Berada diantara negara-negara penerima pencari suaka dan pengungsi dalam jumlah besar seperti Malaysia, Thailand dan Australia, secara berkelanjutan Indonesia terkena dampak dari pergerakan populasi tercampur (mixed population movements). Setelah penurunan jumlah di akhir tahun 1990-an, jumlah kedatangan pencari suaka ke Indonesia kembali meningkat di tahun 2000, 2001 dan 2002.
Meskipun jumlah kedatangan kemudian menurun lagi pada tahun 2003 – 2008, tren kedatangan kembali meningkat di tahun 2009. Di tahun 2015 dan seterusnya hingga tahun 2020, kedatangan per-tahun kembali menurun. Hingga akhir December 2020, jumlah pengungsi kumulatif di Indonesia tercatat sebesar 13,745 orang dari 50 negara dan lebih dari setengah populasi tersebut datang dari Afghanistan.
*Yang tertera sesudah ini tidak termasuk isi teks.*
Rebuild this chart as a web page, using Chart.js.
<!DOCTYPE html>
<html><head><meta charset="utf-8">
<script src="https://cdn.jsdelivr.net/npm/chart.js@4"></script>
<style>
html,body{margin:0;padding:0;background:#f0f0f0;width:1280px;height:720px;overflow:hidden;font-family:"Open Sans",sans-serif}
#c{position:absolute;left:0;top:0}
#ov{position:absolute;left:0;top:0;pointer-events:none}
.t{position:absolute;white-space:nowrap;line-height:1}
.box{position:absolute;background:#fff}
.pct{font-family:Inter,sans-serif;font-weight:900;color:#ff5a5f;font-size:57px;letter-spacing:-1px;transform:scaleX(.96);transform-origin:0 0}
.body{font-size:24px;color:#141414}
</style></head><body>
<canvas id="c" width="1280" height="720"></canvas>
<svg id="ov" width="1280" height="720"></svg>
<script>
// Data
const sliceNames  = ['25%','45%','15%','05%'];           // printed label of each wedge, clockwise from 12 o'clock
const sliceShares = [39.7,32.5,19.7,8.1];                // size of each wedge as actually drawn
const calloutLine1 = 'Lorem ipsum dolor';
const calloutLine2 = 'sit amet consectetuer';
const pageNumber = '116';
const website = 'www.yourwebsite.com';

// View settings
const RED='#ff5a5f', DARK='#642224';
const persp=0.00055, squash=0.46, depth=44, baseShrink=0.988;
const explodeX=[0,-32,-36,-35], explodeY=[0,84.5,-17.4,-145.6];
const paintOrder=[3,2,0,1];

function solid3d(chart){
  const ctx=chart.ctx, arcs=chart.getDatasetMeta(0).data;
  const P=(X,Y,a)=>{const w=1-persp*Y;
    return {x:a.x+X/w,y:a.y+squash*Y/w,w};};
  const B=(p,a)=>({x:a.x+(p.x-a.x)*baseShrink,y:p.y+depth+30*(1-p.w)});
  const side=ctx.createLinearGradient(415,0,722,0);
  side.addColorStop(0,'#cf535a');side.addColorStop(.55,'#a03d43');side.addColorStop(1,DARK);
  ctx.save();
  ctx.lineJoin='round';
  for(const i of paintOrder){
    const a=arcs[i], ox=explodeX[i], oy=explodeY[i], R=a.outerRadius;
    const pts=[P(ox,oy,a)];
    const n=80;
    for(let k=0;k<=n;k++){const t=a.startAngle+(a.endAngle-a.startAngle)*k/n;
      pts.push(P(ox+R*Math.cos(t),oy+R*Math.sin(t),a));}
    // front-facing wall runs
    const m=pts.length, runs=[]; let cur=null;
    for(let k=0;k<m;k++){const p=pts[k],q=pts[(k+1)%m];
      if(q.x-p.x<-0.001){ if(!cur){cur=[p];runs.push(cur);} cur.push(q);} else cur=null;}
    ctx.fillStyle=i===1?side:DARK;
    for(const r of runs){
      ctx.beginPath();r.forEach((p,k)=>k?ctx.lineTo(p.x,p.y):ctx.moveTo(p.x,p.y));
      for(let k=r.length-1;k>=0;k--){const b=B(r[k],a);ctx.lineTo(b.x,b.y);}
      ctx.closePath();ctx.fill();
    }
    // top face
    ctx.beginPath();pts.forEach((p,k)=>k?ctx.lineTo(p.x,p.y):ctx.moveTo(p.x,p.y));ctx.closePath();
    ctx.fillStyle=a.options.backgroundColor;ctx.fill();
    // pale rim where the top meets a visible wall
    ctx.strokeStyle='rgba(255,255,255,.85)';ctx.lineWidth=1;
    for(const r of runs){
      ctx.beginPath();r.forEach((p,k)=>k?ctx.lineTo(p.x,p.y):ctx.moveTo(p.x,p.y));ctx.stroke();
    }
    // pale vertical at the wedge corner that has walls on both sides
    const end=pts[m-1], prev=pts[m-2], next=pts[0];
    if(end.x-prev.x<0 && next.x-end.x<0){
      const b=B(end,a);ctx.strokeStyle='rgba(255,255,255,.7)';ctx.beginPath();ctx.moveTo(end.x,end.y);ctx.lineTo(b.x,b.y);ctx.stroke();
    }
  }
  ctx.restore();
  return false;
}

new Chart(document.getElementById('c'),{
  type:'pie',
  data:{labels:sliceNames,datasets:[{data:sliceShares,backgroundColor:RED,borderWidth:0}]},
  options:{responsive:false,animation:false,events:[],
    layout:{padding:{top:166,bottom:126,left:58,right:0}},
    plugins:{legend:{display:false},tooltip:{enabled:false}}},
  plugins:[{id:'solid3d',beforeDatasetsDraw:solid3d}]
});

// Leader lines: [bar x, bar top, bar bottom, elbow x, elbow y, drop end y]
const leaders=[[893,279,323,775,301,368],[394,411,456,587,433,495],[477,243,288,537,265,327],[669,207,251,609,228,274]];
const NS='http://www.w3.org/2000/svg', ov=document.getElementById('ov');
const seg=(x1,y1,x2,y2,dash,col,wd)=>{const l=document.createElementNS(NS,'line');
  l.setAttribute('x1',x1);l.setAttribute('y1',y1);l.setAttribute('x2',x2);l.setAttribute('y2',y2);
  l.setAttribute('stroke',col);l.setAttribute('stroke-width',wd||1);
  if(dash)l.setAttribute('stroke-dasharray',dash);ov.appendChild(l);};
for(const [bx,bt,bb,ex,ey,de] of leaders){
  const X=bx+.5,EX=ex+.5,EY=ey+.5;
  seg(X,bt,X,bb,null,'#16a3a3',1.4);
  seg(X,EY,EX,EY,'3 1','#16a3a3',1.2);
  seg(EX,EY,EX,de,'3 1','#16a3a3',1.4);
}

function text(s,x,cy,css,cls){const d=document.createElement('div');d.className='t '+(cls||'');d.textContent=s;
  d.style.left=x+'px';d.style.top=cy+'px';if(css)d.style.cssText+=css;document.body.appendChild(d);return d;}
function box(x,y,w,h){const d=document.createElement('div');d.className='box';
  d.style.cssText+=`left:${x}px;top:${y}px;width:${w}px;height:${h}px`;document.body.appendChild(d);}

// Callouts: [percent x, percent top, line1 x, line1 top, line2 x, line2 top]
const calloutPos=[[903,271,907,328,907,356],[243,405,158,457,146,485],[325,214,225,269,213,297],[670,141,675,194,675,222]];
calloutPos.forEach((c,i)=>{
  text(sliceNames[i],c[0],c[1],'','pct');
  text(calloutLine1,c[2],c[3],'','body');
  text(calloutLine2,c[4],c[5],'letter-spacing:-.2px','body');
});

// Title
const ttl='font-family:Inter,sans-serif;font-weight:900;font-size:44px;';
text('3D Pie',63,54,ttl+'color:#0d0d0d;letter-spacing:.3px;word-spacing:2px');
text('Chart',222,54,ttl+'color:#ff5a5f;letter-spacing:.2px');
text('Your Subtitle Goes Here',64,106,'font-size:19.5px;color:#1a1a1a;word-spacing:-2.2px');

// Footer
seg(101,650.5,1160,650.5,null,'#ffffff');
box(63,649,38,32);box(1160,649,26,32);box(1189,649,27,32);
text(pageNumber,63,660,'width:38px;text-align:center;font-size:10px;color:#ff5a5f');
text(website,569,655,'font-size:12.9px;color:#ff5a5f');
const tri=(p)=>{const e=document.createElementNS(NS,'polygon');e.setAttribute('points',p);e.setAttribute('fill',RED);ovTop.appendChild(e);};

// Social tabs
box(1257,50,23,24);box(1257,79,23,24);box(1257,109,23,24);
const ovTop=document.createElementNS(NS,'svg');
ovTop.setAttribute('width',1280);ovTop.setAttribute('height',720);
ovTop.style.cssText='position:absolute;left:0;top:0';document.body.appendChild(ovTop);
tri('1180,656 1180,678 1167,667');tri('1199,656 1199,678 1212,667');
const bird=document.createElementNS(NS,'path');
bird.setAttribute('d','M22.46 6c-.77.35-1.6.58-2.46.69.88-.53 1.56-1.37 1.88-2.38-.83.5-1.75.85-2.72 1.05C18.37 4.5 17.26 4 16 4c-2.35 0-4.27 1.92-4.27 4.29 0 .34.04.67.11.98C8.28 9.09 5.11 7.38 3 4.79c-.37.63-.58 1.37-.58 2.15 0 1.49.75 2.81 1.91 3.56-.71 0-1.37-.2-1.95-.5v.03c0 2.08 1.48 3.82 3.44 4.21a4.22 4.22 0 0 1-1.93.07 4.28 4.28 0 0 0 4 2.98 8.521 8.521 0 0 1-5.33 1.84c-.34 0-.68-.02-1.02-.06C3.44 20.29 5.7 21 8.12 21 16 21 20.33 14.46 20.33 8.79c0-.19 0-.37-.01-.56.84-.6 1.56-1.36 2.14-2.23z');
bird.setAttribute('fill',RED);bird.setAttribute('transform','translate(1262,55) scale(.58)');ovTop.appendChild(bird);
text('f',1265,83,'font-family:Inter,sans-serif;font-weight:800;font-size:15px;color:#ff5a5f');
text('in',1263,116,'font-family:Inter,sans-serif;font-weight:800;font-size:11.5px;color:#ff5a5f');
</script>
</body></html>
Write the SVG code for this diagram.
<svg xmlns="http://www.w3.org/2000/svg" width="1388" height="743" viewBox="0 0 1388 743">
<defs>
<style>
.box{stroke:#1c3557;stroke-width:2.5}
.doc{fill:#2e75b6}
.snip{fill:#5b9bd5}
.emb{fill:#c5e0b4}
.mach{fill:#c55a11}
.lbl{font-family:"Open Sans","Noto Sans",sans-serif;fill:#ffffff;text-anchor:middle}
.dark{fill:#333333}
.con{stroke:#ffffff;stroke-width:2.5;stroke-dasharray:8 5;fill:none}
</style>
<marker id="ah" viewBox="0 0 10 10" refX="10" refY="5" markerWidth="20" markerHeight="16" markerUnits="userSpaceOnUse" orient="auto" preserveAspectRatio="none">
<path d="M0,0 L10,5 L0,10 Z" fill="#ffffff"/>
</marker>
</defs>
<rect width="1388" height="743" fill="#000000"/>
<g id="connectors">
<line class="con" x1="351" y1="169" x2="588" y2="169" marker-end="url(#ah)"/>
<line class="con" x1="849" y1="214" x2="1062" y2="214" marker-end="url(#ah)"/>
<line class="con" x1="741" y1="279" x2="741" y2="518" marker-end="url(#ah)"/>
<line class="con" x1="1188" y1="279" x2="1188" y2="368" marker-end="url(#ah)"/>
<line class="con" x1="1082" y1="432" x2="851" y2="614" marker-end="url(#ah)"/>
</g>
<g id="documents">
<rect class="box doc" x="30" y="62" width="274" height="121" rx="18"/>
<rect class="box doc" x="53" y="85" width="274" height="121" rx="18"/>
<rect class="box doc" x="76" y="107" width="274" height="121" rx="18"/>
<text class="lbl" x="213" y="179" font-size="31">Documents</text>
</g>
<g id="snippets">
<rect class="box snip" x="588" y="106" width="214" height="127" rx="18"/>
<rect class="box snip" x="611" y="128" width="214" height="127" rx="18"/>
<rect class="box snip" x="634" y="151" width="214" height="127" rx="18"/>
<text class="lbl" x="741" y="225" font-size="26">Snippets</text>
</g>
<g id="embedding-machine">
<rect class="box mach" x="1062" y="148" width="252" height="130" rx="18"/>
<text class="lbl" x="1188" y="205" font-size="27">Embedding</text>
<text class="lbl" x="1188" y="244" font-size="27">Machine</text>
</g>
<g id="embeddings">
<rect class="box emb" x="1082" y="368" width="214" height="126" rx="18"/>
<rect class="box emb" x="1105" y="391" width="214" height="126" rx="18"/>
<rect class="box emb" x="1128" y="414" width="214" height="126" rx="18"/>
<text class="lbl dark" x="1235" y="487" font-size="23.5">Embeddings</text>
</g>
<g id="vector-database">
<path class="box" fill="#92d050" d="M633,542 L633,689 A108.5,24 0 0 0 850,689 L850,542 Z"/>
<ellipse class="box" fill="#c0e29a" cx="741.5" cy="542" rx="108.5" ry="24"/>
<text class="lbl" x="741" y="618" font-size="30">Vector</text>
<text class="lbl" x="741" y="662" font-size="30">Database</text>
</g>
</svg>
Perlindungan yang diberikan UNHCR, dimulai dengan memastikan bahwa pengungsi dan pencari suaka terlindung dari refoulement (yakni perlindungan dari pemulangan kembali secara paksa ke tempat asal mereka di mana hidup atau kebebasan mereka terancam bahaya atau penganiayaan). Perlindungan pengungsi lebih jauh mencakup proses verifikasi identitas pencari suaka dan pengungsi agar mereka dapat terdaftar dan dokumentasi individual dapat dikeluarkan.
Pencari suaka yang telah terdaftar kemudian dapat mengajukan permohonan status pengungsi melalui prosedur penilaian yang mendalam oleh UNHCR, yang disebut sebagai Penentuan Status Pengungsi atau Refugee Status Determination (RSD).
Prosedur ini memberikan kesempatan kepada para pencari suaka secara individual untuk diinterview dalam bahasa ibu mereka oleh seorang staf RSD dan dibantu oleh seorang penerjemah ahli, yang akan menilai keabsahan permintaan perlindungan yang diajukan.
Selanjutnya pencari suaka akan diberikan keputusan, apakah status pengungsi diberikan atau tidak kepadanya, beserta dengan alasannya. Apabila permintaan untuk perlindungan ditolak, prosedur dalam RSD memberlakukan satu kesempatan untuk pengajuan ulang (banding).
Bagi mereka yang mendapatkan status pengungsi, UNHCR akan mencarikan satu dari tiga solusi komprehensif. Secara tradisional, solusi yang memungkinkan terdiri dari penempatan di negara ketiga, pemulangan sukarela (apabila konflik di daerah asal sudah berakhir) atau integrasi lokal di negara pemberi suaka.
Namun, dalam krisis pengungsi global saat ini, dengan setidaknya 79.5 juta orang di seluruh dunia melakukan perpindahan terpaksa, UNHCR bekerja untuk mencari serangkaian solusi lain, termasuk cara-cara sementara bagaimana pengungsi dapat memperoleh kesempatan untuk menjadi mandiri hingga solusi jangka panjang yang sesuai ditemukan; dan solusi pelengkap seperti beasiswa universitas dan kemungkinan penyatuan keluarga yang difasilitasi Negara.
Pencarian sebuah solusi jangka panjang yang layak bagi setiap pengungsi merupakan sebuah proses yang melibatkan berbagai pertimbangan mengenai situasi dan kondisi individu serta keluarga. Solusi yang dicari UNHCR selalu diupayakan agar sesuai dengan kebutuhan dari masing-masing pengungsi.